- **Goal of the exercise**
Below are some records; give them all again exactly, but not the pictures.

- **Entries with chart source code**
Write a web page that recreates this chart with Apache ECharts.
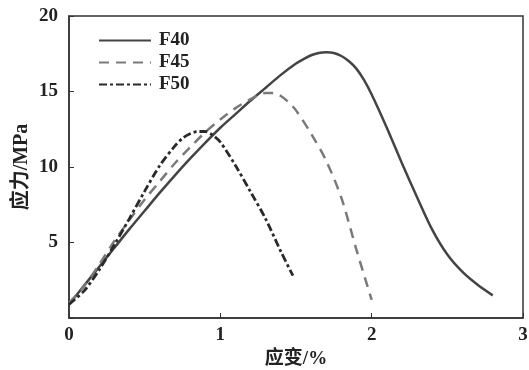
<!DOCTYPE html>
<html>
<head>
<meta charset="utf-8">
<script src="https://cdn.jsdelivr.net/npm/echarts@6/dist/echarts.min.js"></script>
<style>
  html, body { margin: 0; padding: 0; background: #fff; }
  #chart { width: 529px; height: 370px; }
</style>
</head>
<body>
<div id="chart"></div>
<script>
// 应力-应变曲线
var seriesNames = ['F40', 'F45', 'F50'];

var f40 = [
  [0, 0.9], [0.1, 2.15], [0.2, 3.4], [0.3, 4.65], [0.4, 5.9], [0.5, 7.1],
  [0.6, 8.3], [0.7, 9.45], [0.8, 10.55], [0.9, 11.6], [1.0, 12.6], [1.1, 13.5],
  [1.2, 14.4], [1.3, 15.25], [1.4, 16.1], [1.5, 16.85], [1.55, 17.15], [1.6, 17.4],
  [1.65, 17.55], [1.7, 17.6], [1.75, 17.55], [1.8, 17.35], [1.85, 17.0], [1.9, 16.5],
  [1.95, 15.75], [2.0, 14.8], [2.1, 12.6], [2.2, 10.25], [2.3, 8.0],
  [2.4, 5.85], [2.5, 4.2], [2.6, 3.05], [2.7, 2.2], [2.8, 1.5]
];
var f45 = [
  [0, 1.0], [0.1, 2.1], [0.2, 3.55], [0.3, 5.1], [0.4, 6.5], [0.5, 7.85],
  [0.6, 9.05], [0.7, 10.25], [0.8, 11.3], [0.9, 12.3], [1.0, 13.15], [1.1, 13.9],
  [1.2, 14.5], [1.25, 14.75], [1.3, 14.9], [1.35, 14.9], [1.4, 14.7], [1.45, 14.3],
  [1.5, 13.75], [1.6, 12.2], [1.7, 10.4], [1.8, 7.95], [1.9, 4.5], [2.0, 1.2]
];
var f50 = [
  [0, 0.9], [0.1, 1.8], [0.2, 3.2], [0.3, 4.85], [0.4, 6.6], [0.5, 8.4],
  [0.6, 10.1], [0.7, 11.4], [0.75, 11.9], [0.8, 12.2], [0.85, 12.35], [0.9, 12.35],
  [0.95, 12.1], [1.0, 11.65], [1.1, 10.1], [1.2, 8.35], [1.3, 6.55], [1.4, 4.4], [1.48, 2.8]
];

var xTicks = [0, 1, 2, 3];
var yTicks = [0, 5, 10, 15, 20];

var serif = '"Liberation Serif", "Noto Sans CJK SC", serif';
var chart = echarts.init(document.getElementById('chart'));

var option = {
  animation: false,
  backgroundColor: '#fff',
  grid: {
    left: 69, right: 6, top: 16, bottom: 52,
    containLabel: false,
    outerBoundsMode: 'none',
    show: true,
    borderColor: '#333',
    borderWidth: 1.5
  },
  legend: {
    orient: 'vertical',
    left: 98,
    top: 31,
    padding: 0,
    itemWidth: 52,
    itemHeight: 14,
    itemGap: 3,
    data: seriesNames,
    itemStyle: { opacity: 0 },
    textStyle: {
      fontFamily: serif,
      fontWeight: 'bold',
      fontSize: 19,
      color: '#222',
      padding: [0, 0, 0, 3]
    }
  },
  xAxis: {
    type: 'value',
    min: xTicks[0],
    max: xTicks[xTicks.length - 1],
    interval: 1,
    name: '应变/%',
    nameLocation: 'middle',
    nameGap: 30,
    nameTextStyle: { fontFamily: serif, fontWeight: 'bold', fontSize: 19, color: '#222' },
    axisLine: { lineStyle: { color: '#333', width: 1.5 } },
    axisTick: { inside: true, length: 5, lineStyle: { color: '#333' } },
    axisLabel: { margin: 8, fontFamily: serif, fontWeight: 'bold', fontSize: 19, color: '#222' },
    splitLine: { show: false }
  },
  yAxis: {
    type: 'value',
    min: yTicks[0],
    max: yTicks[yTicks.length - 1],
    interval: 5,
    name: '应力/MPa',
    nameLocation: 'middle',
    nameGap: 37,
    nameMoveOverlap: false,
    nameTextStyle: { fontFamily: serif, fontWeight: 'bold', fontSize: 20, color: '#222' },
    axisLine: { lineStyle: { color: '#333', width: 1.5 } },
    axisTick: { inside: true, length: 5, lineStyle: { color: '#333' } },
    axisLabel: {
      margin: 11,
      fontFamily: serif, fontWeight: 'bold', fontSize: 19, color: '#222',
      formatter: function (v) { return v === 0 ? '' : v; }
    },
    splitLine: { show: false }
  },
  series: [
    {
      name: seriesNames[0],
      type: 'line',
      data: f40,
      smooth: 0.3,
      symbol: 'none',
      lineStyle: { color: '#444', width: 2.5, type: 'solid' },
      itemStyle: { color: '#444' }
    },
    {
      name: seriesNames[1],
      type: 'line',
      data: f45,
      smooth: 0.3,
      symbol: 'none',
      lineStyle: { color: '#7a7a7a', width: 2.5, type: [10, 7] },
      itemStyle: { color: '#7a7a7a' }
    },
    {
      name: seriesNames[2],
      type: 'line',
      data: f50,
      smooth: 0.3,
      symbol: 'none',
      lineStyle: { color: '#2a2a2a', width: 2.8, type: [8, 3, 3, 3] },
      itemStyle: { color: '#2a2a2a' }
    }
  ]
};

chart.setOption(option);
</script>
</body>
</html>
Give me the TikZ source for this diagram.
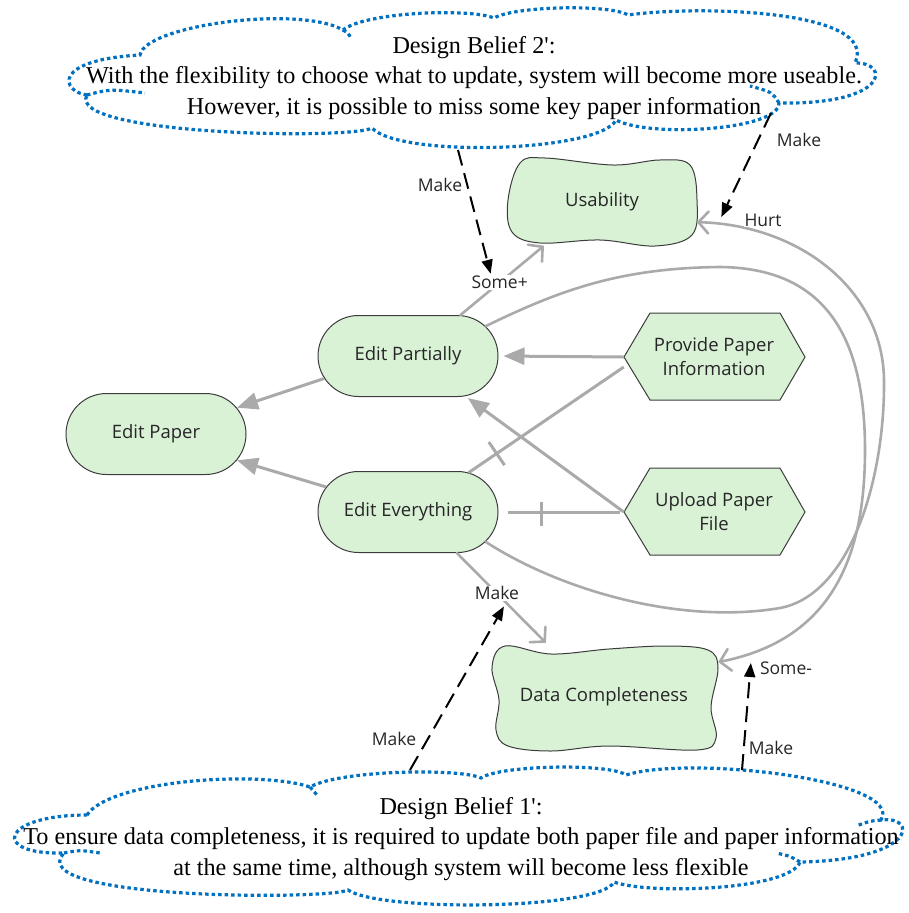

- **Exercise output**
Write a web page that recreates this chart with Apache ECharts.
<!DOCTYPE html>
<html>
<head>
<meta charset="utf-8">
<script src="https://cdn.jsdelivr.net/npm/echarts@6/dist/echarts.min.js"></script>
<style>
  html, body { margin: 0; padding: 0; background: #fff; }
  #chart { width: 529px; height: 370px; }
</style>
</head>
<body>
<div id="chart"></div>
<script>
// 应力-应变曲线
var seriesNames = ['F40', 'F45', 'F50'];

var f40 = [
  [0, 0.9], [0.1, 2.15], [0.2, 3.4], [0.3, 4.65], [0.4, 5.9], [0.5, 7.1],
  [0.6, 8.3], [0.7, 9.45], [0.8, 10.55], [0.9, 11.6], [1.0, 12.6], [1.1, 13.5],
  [1.2, 14.4], [1.3, 15.25], [1.4, 16.1], [1.5, 16.85], [1.55, 17.15], [1.6, 17.4],
  [1.65, 17.55], [1.7, 17.6], [1.75, 17.55], [1.8, 17.35], [1.85, 17.0], [1.9, 16.5],
  [1.95, 15.75], [2.0, 14.8], [2.1, 12.6], [2.2, 10.25], [2.3, 8.0],
  [2.4, 5.85], [2.5, 4.2], [2.6, 3.05], [2.7, 2.2], [2.8, 1.5]
];
var f45 = [
  [0, 1.0], [0.1, 2.1], [0.2, 3.55], [0.3, 5.1], [0.4, 6.5], [0.5, 7.85],
  [0.6, 9.05], [0.7, 10.25], [0.8, 11.3], [0.9, 12.3], [1.0, 13.15], [1.1, 13.9],
  [1.2, 14.5], [1.25, 14.75], [1.3, 14.9], [1.35, 14.9], [1.4, 14.7], [1.45, 14.3],
  [1.5, 13.75], [1.6, 12.2], [1.7, 10.4], [1.8, 7.95], [1.9, 4.5], [2.0, 1.2]
];
var f50 = [
  [0, 0.9], [0.1, 1.8], [0.2, 3.2], [0.3, 4.85], [0.4, 6.6], [0.5, 8.4],
  [0.6, 10.1], [0.7, 11.4], [0.75, 11.9], [0.8, 12.2], [0.85, 12.35], [0.9, 12.35],
  [0.95, 12.1], [1.0, 11.65], [1.1, 10.1], [1.2, 8.35], [1.3, 6.55], [1.4, 4.4], [1.48, 2.8]
];

var xTicks = [0, 1, 2, 3];
var yTicks = [0, 5, 10, 15, 20];

var serif = '"Liberation Serif", "Noto Sans CJK SC", serif';
var chart = echarts.init(document.getElementById('chart'));

var option = {
  animation: false,
  backgroundColor: '#fff',
  grid: {
    left: 69, right: 6, top: 16, bottom: 52,
    containLabel: false,
    outerBoundsMode: 'none',
    show: true,
    borderColor: '#333',
    borderWidth: 1.5
  },
  legend: {
    orient: 'vertical',
    left: 98,
    top: 31,
    padding: 0,
    itemWidth: 52,
    itemHeight: 14,
    itemGap: 3,
    data: seriesNames,
    itemStyle: { opacity: 0 },
    textStyle: {
      fontFamily: serif,
      fontWeight: 'bold',
      fontSize: 19,
      color: '#222',
      padding: [0, 0, 0, 3]
    }
  },
  xAxis: {
    type: 'value',
    min: xTicks[0],
    max: xTicks[xTicks.length - 1],
    interval: 1,
    name: '应变/%',
    nameLocation: 'middle',
    nameGap: 30,
    nameTextStyle: { fontFamily: serif, fontWeight: 'bold', fontSize: 19, color: '#222' },
    axisLine: { lineStyle: { color: '#333', width: 1.5 } },
    axisTick: { inside: true, length: 5, lineStyle: { color: '#333' } },
    axisLabel: { margin: 8, fontFamily: serif, fontWeight: 'bold', fontSize: 19, color: '#222' },
    splitLine: { show: false }
  },
  yAxis: {
    type: 'value',
    min: yTicks[0],
    max: yTicks[yTicks.length - 1],
    interval: 5,
    name: '应力/MPa',
    nameLocation: 'middle',
    nameGap: 37,
    nameMoveOverlap: false,
    nameTextStyle: { fontFamily: serif, fontWeight: 'bold', fontSize: 20, color: '#222' },
    axisLine: { lineStyle: { color: '#333', width: 1.5 } },
    axisTick: { inside: true, length: 5, lineStyle: { color: '#333' } },
    axisLabel: {
      margin: 11,
      fontFamily: serif, fontWeight: 'bold', fontSize: 19, color: '#222',
      formatter: function (v) { return v === 0 ? '' : v; }
    },
    splitLine: { show: false }
  },
  series: [
    {
      name: seriesNames[0],
      type: 'line',
      data: f40,
      smooth: 0.3,
      symbol: 'none',
      lineStyle: { color: '#444', width: 2.5, type: 'solid' },
      itemStyle: { color: '#444' }
    },
    {
      name: seriesNames[1],
      type: 'line',
      data: f45,
      smooth: 0.3,
      symbol: 'none',
      lineStyle: { color: '#7a7a7a', width: 2.5, type: [10, 7] },
      itemStyle: { color: '#7a7a7a' }
    },
    {
      name: seriesNames[2],
      type: 'line',
      data: f50,
      smooth: 0.3,
      symbol: 'none',
      lineStyle: { color: '#2a2a2a', width: 2.8, type: [8, 3, 3, 3] },
      itemStyle: { color: '#2a2a2a' }
    }
  ]
};

chart.setOption(option);
</script>
</body>
</html>
Give me the TikZ source for this diagram.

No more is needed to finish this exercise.